> [YOUR INSTRUCTIONS]
Pictures stay out of this copy, which runs from the first line of the material through the line containing "const barWidth = 161.5, barGap".

> [INFORMATION PROVIDED]
************
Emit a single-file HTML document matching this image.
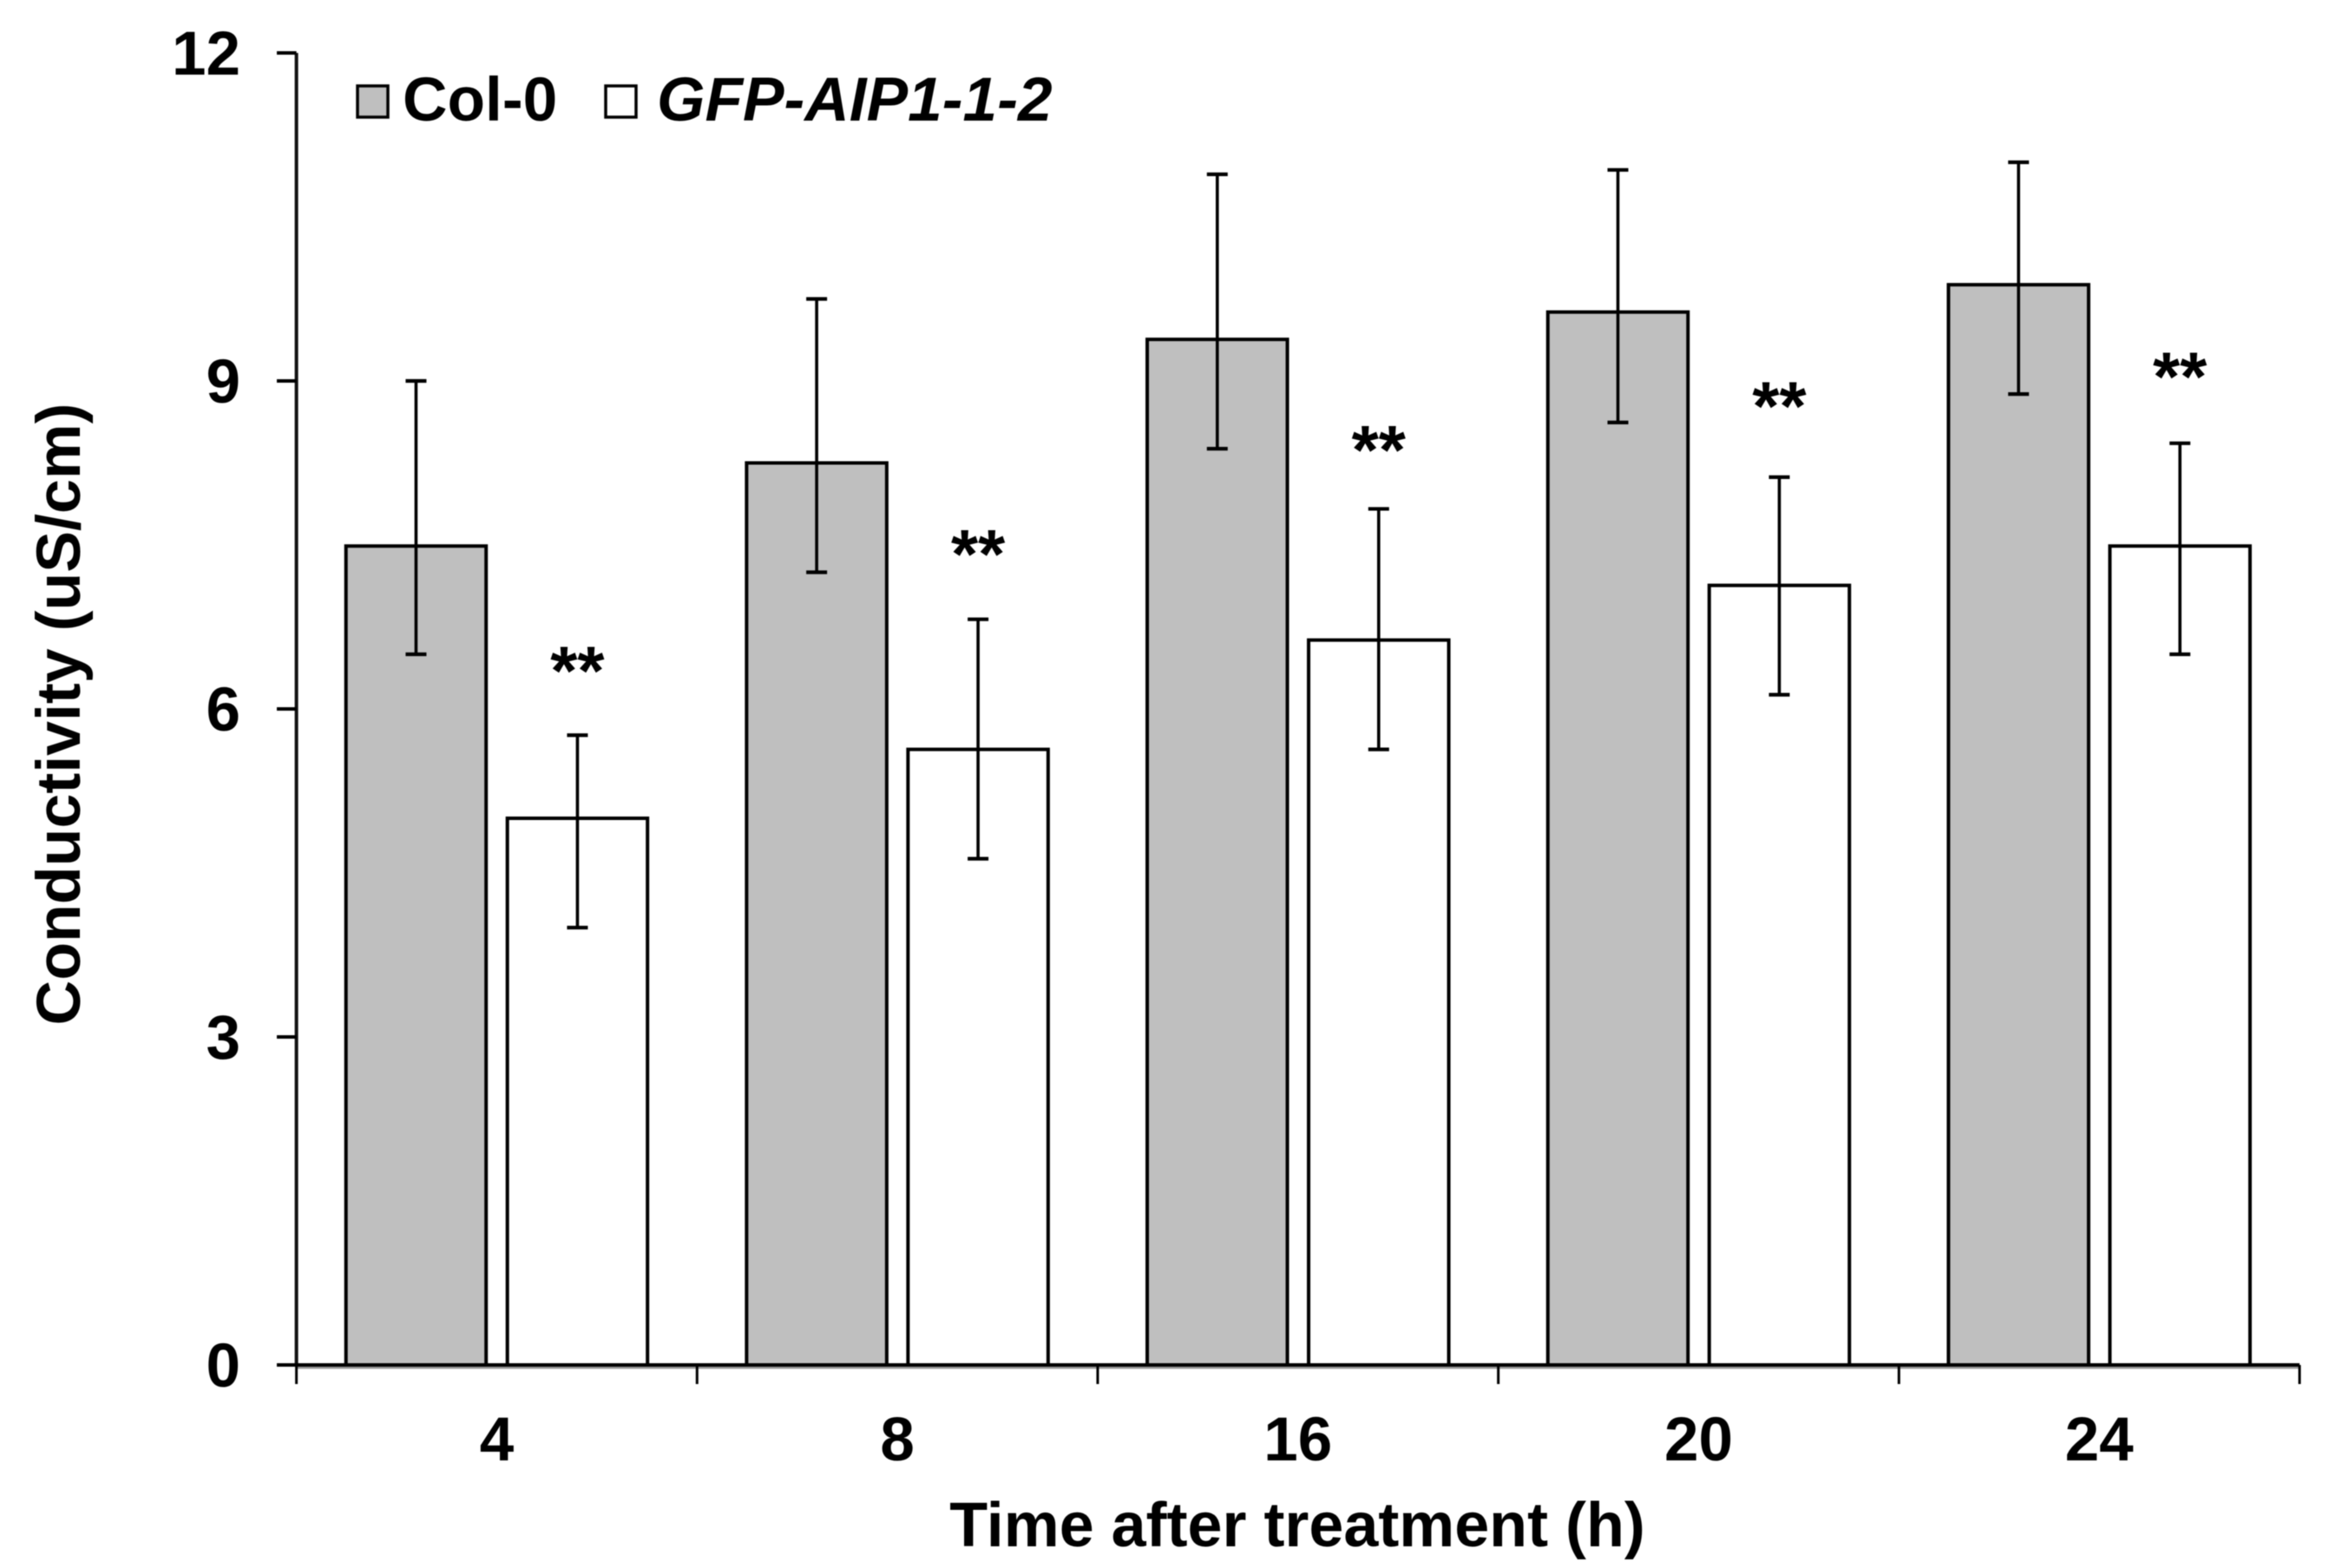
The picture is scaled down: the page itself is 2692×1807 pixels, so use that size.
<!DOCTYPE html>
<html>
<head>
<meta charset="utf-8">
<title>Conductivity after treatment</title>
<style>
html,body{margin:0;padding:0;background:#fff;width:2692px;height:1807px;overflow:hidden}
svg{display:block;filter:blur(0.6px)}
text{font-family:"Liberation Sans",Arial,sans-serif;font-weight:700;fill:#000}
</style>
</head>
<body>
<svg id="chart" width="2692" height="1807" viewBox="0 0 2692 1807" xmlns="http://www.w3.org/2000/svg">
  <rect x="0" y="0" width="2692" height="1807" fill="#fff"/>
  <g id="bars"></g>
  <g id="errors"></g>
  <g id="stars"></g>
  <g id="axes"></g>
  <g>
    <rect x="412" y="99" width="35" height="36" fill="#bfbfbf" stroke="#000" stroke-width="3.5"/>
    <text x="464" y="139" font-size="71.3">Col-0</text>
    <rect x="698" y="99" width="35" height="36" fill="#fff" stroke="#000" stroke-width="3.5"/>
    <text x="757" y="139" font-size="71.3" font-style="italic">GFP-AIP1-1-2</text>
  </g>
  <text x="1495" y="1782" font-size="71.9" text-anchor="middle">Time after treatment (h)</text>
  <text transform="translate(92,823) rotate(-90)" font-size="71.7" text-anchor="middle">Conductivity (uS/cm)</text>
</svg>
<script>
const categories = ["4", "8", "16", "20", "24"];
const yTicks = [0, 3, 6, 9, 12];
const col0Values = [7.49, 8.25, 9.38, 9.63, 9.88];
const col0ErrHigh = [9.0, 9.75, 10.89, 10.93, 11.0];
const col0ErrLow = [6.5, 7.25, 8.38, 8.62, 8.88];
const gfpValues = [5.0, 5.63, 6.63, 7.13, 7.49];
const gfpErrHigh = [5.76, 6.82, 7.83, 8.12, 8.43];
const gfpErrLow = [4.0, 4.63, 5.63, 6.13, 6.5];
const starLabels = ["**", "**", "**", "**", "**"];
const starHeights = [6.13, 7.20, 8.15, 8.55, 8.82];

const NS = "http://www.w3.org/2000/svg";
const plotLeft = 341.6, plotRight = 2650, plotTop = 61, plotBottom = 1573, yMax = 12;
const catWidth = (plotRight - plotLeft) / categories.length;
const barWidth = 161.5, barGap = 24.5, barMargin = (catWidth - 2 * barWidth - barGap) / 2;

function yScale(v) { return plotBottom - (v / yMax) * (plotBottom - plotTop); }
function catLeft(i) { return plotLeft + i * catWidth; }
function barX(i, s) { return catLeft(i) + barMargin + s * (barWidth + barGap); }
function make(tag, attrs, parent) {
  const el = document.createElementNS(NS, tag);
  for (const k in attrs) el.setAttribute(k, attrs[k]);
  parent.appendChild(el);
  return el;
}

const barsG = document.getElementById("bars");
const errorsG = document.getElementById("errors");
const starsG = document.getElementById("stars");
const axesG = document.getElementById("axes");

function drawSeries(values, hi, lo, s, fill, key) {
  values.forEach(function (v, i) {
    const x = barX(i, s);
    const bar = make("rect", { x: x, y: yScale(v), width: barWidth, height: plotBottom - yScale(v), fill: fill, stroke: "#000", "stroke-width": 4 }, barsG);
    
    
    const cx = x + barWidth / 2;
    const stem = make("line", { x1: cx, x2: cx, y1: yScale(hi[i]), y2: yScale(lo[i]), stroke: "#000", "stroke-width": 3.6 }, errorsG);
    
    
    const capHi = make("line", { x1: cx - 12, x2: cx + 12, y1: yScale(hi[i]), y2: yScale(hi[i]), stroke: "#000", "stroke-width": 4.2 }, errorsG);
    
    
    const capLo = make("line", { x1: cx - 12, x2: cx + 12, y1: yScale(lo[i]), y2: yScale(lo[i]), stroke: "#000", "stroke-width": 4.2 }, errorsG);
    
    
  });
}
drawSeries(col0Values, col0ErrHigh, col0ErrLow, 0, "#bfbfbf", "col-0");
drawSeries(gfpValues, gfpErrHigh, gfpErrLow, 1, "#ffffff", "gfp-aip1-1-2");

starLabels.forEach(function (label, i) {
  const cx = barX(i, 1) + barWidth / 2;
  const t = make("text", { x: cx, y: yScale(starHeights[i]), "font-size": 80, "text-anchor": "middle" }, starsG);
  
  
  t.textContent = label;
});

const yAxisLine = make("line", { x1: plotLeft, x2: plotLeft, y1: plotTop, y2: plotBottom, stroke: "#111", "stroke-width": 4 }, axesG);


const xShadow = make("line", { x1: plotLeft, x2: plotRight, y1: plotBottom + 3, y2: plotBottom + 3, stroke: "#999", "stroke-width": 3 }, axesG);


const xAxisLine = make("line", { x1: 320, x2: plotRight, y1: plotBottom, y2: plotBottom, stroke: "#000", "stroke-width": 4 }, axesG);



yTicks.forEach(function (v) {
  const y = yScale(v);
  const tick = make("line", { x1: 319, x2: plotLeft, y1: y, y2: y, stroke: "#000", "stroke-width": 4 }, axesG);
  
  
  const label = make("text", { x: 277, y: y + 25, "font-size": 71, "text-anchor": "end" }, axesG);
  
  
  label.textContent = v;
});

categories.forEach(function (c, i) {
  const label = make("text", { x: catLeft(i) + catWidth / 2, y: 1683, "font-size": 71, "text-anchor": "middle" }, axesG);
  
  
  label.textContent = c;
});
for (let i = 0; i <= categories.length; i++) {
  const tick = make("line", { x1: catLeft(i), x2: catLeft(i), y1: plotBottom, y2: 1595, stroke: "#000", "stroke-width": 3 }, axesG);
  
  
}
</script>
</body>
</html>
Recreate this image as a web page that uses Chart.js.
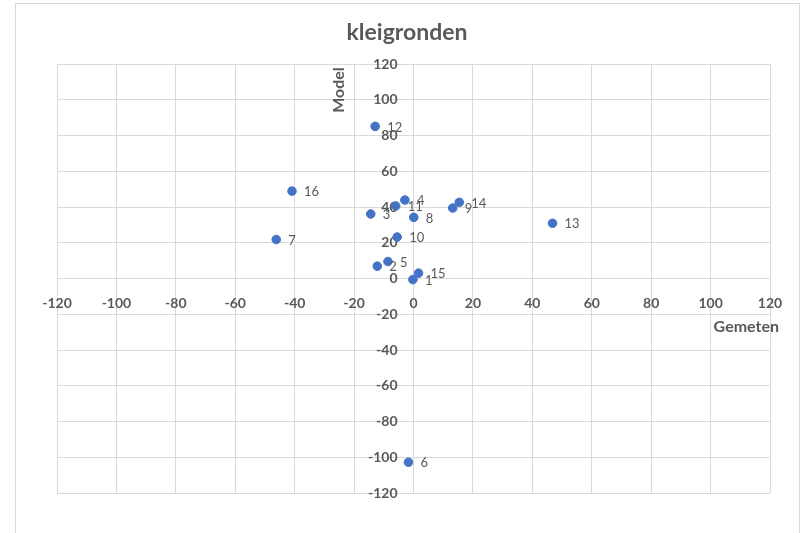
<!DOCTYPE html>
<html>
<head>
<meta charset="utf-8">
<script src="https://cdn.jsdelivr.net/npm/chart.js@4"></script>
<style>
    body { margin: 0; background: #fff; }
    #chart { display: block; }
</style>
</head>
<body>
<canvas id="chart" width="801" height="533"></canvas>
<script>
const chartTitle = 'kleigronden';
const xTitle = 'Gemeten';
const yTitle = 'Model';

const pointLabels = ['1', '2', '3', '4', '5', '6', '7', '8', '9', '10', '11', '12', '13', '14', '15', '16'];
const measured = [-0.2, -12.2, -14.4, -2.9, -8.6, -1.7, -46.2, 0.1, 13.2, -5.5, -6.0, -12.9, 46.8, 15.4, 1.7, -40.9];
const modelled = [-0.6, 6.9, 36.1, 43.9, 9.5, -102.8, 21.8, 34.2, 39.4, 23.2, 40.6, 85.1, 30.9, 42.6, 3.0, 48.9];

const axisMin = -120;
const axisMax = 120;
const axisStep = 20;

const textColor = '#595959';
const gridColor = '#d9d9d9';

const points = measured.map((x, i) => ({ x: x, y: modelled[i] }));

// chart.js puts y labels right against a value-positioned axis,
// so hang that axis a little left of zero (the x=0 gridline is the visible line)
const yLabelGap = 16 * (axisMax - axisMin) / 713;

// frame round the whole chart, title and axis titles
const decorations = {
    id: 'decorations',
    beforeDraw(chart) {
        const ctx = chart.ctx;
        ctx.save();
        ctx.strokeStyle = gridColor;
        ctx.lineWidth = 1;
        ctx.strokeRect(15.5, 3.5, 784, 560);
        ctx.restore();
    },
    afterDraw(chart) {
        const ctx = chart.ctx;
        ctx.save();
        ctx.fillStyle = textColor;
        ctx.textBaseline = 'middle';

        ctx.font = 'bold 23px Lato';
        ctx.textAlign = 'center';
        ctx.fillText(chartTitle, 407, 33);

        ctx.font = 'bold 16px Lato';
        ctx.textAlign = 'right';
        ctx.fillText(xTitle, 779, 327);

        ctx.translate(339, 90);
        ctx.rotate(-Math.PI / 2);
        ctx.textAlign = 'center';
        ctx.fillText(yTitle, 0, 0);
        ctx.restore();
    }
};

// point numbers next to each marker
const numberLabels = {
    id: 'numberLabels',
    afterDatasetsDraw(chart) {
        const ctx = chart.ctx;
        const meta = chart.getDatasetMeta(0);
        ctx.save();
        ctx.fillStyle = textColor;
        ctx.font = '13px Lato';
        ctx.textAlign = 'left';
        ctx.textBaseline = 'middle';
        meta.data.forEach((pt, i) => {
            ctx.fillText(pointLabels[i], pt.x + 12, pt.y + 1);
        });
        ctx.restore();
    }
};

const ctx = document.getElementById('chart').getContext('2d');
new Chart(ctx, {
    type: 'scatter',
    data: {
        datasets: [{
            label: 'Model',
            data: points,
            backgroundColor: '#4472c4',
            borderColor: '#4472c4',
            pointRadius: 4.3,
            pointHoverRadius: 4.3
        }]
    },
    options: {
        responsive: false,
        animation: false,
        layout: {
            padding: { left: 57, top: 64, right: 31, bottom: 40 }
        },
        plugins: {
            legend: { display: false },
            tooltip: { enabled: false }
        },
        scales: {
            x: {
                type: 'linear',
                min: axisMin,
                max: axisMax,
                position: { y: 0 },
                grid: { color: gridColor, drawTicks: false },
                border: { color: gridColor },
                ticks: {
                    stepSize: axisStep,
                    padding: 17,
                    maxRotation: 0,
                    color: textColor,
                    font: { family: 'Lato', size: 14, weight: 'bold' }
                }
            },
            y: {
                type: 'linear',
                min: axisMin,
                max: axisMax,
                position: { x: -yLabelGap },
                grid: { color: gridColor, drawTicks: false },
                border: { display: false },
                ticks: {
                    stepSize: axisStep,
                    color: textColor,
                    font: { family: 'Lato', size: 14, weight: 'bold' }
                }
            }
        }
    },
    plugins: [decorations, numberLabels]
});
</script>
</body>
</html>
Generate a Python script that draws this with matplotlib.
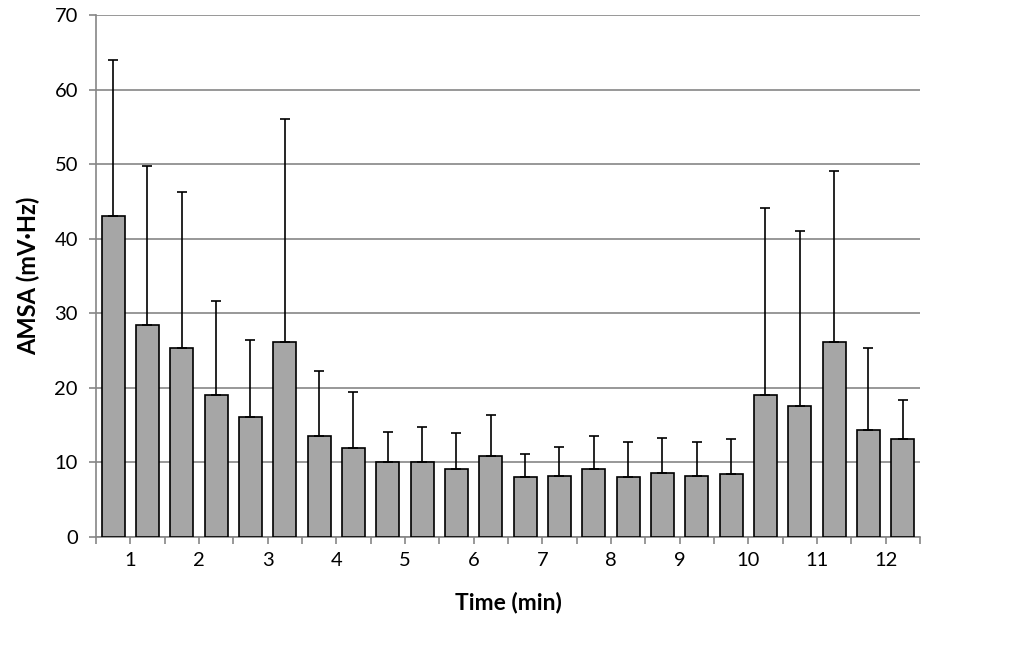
************
> [TASK ANSWER]
Emit a single-file HTML document matching this image.
The picture is scaled down: the page itself is 2692×1807 pixels, so use that size.
<!DOCTYPE html>
<html>
<head>
<meta charset="utf-8">
<title>Conductivity after treatment</title>
<style>
html,body{margin:0;padding:0;background:#fff;width:2692px;height:1807px;overflow:hidden}
svg{display:block;filter:blur(0.6px)}
text{font-family:"Liberation Sans",Arial,sans-serif;font-weight:700;fill:#000}
</style>
</head>
<body>
<svg id="chart" width="2692" height="1807" viewBox="0 0 2692 1807" xmlns="http://www.w3.org/2000/svg">
  <rect x="0" y="0" width="2692" height="1807" fill="#fff"/>
  <g id="bars"></g>
  <g id="errors"></g>
  <g id="stars"></g>
  <g id="axes"></g>
  <g>
    <rect x="412" y="99" width="35" height="36" fill="#bfbfbf" stroke="#000" stroke-width="3.5"/>
    <text x="464" y="139" font-size="71.3">Col-0</text>
    <rect x="698" y="99" width="35" height="36" fill="#fff" stroke="#000" stroke-width="3.5"/>
    <text x="757" y="139" font-size="71.3" font-style="italic">GFP-AIP1-1-2</text>
  </g>
  <text x="1495" y="1782" font-size="71.9" text-anchor="middle">Time after treatment (h)</text>
  <text transform="translate(92,823) rotate(-90)" font-size="71.7" text-anchor="middle">Conductivity (uS/cm)</text>
</svg>
<script>
const categories = ["4", "8", "16", "20", "24"];
const yTicks = [0, 3, 6, 9, 12];
const col0Values = [7.49, 8.25, 9.38, 9.63, 9.88];
const col0ErrHigh = [9.0, 9.75, 10.89, 10.93, 11.0];
const col0ErrLow = [6.5, 7.25, 8.38, 8.62, 8.88];
const gfpValues = [5.0, 5.63, 6.63, 7.13, 7.49];
const gfpErrHigh = [5.76, 6.82, 7.83, 8.12, 8.43];
const gfpErrLow = [4.0, 4.63, 5.63, 6.13, 6.5];
const starLabels = ["**", "**", "**", "**", "**"];
const starHeights = [6.13, 7.20, 8.15, 8.55, 8.82];

const NS = "http://www.w3.org/2000/svg";
const plotLeft = 341.6, plotRight = 2650, plotTop = 61, plotBottom = 1573, yMax = 12;
const catWidth = (plotRight - plotLeft) / categories.length;
const barWidth = 161.5, barGap = 24.5, barMargin = (catWidth - 2 * barWidth - barGap) / 2;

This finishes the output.